Exercise => Leave the pictures out. Retype exactly the lines below from the one containing "Recreate this image" through the one containing "const yR = d3.scaleLinear().domain([0,100]).range([B,T]);", and no others.

Raw records =>
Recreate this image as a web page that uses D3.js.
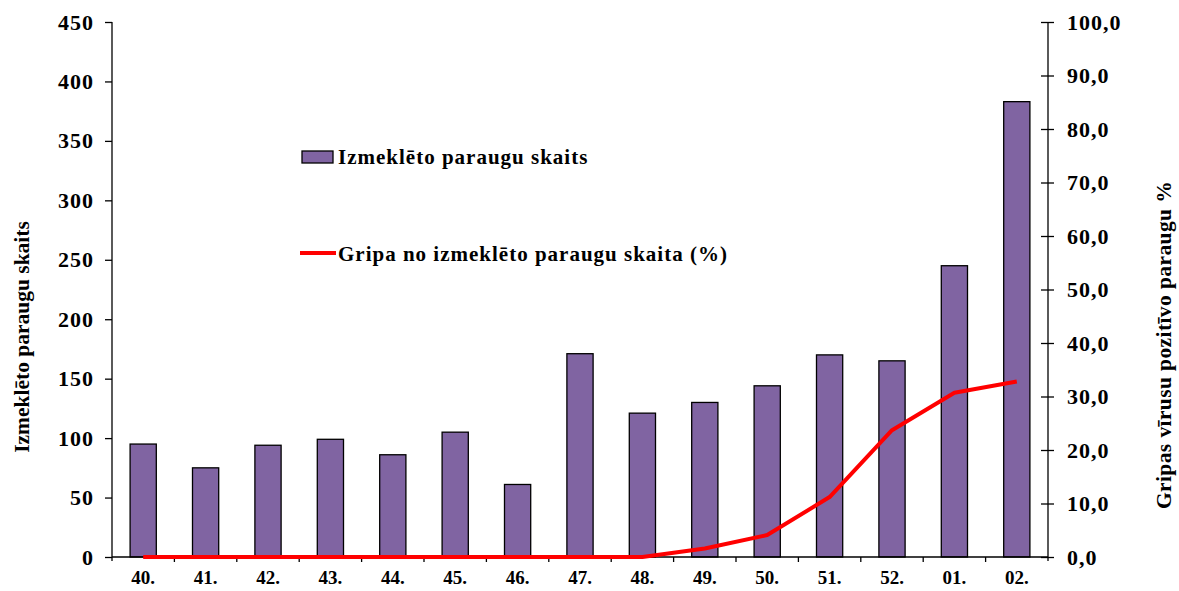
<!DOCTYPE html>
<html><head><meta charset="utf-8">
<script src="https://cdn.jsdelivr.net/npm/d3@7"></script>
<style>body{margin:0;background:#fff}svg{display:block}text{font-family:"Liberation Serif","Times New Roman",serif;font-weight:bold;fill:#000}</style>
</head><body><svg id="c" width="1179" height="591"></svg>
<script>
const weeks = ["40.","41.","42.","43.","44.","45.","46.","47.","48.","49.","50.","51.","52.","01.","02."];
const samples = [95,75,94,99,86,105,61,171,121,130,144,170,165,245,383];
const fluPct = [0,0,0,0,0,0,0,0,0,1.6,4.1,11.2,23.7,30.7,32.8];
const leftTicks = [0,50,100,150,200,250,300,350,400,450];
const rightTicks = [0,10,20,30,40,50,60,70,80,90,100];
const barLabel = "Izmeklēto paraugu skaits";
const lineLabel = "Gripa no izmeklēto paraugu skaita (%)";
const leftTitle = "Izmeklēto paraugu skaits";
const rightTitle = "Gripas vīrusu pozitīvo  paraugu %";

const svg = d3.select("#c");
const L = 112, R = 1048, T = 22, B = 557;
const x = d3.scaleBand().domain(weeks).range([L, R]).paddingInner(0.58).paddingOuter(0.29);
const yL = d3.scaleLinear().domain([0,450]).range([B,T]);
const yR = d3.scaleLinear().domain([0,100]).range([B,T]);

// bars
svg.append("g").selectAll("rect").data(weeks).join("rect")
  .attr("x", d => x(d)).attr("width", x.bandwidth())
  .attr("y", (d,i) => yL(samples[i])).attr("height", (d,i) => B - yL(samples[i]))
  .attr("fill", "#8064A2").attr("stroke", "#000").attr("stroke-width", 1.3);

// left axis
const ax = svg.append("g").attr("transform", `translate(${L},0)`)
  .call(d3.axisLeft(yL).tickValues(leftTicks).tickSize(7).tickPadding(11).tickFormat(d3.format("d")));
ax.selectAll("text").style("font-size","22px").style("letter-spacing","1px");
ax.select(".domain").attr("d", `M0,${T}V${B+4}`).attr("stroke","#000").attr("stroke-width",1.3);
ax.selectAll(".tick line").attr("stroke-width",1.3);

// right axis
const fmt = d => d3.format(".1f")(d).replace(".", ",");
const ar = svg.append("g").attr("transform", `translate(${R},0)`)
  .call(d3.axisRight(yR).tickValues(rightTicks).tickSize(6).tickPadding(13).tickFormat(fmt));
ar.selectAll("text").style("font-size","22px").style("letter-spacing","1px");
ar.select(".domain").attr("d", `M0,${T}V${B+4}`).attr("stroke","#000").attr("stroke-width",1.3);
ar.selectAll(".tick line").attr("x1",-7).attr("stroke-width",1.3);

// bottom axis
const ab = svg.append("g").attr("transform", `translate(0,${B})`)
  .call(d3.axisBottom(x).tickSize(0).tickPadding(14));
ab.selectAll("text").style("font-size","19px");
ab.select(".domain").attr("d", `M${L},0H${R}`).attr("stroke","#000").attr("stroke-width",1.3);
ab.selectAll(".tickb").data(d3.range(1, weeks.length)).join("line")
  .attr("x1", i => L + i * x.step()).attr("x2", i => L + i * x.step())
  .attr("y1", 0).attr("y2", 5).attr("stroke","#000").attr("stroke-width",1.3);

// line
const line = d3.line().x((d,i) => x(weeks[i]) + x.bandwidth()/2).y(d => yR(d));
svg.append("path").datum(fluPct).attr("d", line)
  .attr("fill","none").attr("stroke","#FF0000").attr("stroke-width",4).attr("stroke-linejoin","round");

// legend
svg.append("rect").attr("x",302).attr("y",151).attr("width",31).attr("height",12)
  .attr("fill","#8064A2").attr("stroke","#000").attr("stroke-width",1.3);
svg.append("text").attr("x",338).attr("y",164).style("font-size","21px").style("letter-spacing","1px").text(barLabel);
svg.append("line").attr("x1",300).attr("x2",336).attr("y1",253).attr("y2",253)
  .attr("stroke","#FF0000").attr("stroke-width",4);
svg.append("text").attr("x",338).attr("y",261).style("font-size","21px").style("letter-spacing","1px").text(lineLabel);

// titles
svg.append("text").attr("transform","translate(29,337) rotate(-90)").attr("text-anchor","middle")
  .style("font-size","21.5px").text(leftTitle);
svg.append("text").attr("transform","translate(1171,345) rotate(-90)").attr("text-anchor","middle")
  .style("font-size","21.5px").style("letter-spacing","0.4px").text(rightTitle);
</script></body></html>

--

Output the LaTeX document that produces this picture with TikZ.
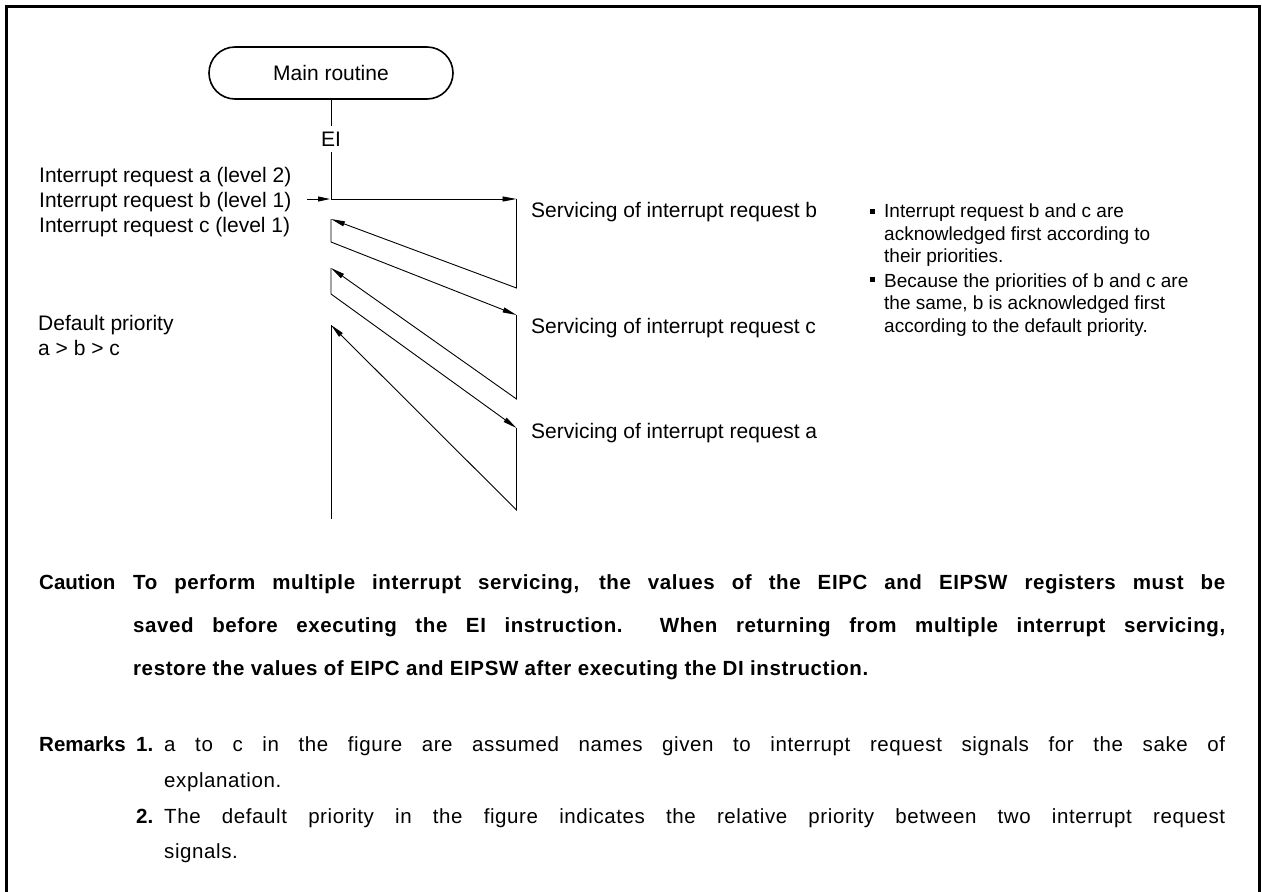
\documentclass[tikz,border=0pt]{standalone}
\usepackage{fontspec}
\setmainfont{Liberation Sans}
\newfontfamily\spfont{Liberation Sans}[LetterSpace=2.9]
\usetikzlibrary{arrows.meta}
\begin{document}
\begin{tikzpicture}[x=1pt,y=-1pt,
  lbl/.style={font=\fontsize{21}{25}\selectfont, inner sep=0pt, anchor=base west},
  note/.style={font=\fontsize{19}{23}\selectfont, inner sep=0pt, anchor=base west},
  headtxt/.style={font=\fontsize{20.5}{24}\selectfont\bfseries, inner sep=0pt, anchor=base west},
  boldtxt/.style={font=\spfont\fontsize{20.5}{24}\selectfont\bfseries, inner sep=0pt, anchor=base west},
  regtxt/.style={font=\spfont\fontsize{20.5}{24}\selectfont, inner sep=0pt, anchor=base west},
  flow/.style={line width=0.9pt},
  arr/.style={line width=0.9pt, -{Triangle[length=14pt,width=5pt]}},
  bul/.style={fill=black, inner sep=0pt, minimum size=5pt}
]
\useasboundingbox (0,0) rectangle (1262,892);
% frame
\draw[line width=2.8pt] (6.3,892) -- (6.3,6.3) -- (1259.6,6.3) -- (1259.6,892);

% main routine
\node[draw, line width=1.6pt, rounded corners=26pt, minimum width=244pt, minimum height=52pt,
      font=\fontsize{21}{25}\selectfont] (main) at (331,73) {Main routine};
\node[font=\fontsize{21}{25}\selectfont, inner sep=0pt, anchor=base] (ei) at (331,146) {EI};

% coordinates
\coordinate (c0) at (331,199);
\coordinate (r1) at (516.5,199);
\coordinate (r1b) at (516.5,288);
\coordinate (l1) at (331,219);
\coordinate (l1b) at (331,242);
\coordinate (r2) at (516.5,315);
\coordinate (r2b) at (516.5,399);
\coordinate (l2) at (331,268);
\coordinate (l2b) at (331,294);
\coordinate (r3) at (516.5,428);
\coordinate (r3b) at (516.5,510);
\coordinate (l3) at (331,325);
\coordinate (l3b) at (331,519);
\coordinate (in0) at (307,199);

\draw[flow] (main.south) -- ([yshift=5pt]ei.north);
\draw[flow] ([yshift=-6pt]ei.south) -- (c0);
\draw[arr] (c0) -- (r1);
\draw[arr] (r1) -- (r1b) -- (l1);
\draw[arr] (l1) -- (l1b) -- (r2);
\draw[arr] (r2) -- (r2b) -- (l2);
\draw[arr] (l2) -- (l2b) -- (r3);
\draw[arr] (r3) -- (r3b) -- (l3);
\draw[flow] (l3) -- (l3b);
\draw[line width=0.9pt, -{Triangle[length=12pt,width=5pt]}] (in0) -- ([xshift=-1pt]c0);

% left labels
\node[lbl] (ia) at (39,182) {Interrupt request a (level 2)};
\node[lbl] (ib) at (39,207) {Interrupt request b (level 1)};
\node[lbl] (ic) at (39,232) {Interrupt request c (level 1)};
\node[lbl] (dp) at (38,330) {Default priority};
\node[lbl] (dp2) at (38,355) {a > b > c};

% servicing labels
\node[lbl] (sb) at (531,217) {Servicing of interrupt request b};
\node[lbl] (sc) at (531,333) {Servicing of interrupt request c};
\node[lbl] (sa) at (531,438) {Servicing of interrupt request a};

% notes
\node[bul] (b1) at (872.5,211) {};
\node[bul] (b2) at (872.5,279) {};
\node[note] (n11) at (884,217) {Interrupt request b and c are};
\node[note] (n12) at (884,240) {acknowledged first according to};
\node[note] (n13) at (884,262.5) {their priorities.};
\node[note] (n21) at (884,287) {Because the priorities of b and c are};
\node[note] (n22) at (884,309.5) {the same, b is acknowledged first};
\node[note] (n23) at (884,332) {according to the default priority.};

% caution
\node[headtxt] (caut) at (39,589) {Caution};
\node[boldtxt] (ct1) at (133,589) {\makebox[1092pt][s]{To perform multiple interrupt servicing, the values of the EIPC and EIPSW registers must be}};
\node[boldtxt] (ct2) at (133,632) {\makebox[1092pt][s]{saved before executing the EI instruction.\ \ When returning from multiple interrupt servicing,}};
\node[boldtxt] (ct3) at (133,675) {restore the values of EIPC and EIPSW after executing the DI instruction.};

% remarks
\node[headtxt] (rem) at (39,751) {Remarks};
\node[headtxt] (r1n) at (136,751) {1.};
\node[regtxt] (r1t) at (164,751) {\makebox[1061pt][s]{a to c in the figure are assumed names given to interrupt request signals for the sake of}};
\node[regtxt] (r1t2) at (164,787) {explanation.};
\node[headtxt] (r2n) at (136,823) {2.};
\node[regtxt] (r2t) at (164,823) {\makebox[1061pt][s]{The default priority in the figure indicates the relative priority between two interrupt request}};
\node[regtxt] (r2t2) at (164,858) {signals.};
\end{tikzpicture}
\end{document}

Exercise solution =>
Recreate this image as a web page that uses D3.js.
<!DOCTYPE html>
<html><head><meta charset="utf-8">
<script src="https://cdn.jsdelivr.net/npm/d3@7"></script>
<style>body{margin:0;background:#fff}svg{display:block}text{font-family:"Liberation Serif","Times New Roman",serif;font-weight:bold;fill:#000}</style>
</head><body><svg id="c" width="1179" height="591"></svg>
<script>
const weeks = ["40.","41.","42.","43.","44.","45.","46.","47.","48.","49.","50.","51.","52.","01.","02."];
const samples = [95,75,94,99,86,105,61,171,121,130,144,170,165,245,383];
const fluPct = [0,0,0,0,0,0,0,0,0,1.6,4.1,11.2,23.7,30.7,32.8];
const leftTicks = [0,50,100,150,200,250,300,350,400,450];
const rightTicks = [0,10,20,30,40,50,60,70,80,90,100];
const barLabel = "Izmeklēto paraugu skaits";
const lineLabel = "Gripa no izmeklēto paraugu skaita (%)";
const leftTitle = "Izmeklēto paraugu skaits";
const rightTitle = "Gripas vīrusu pozitīvo  paraugu %";

const svg = d3.select("#c");
const L = 112, R = 1048, T = 22, B = 557;
const x = d3.scaleBand().domain(weeks).range([L, R]).paddingInner(0.58).paddingOuter(0.29);
const yL = d3.scaleLinear().domain([0,450]).range([B,T]);
const yR = d3.scaleLinear().domain([0,100]).range([B,T]);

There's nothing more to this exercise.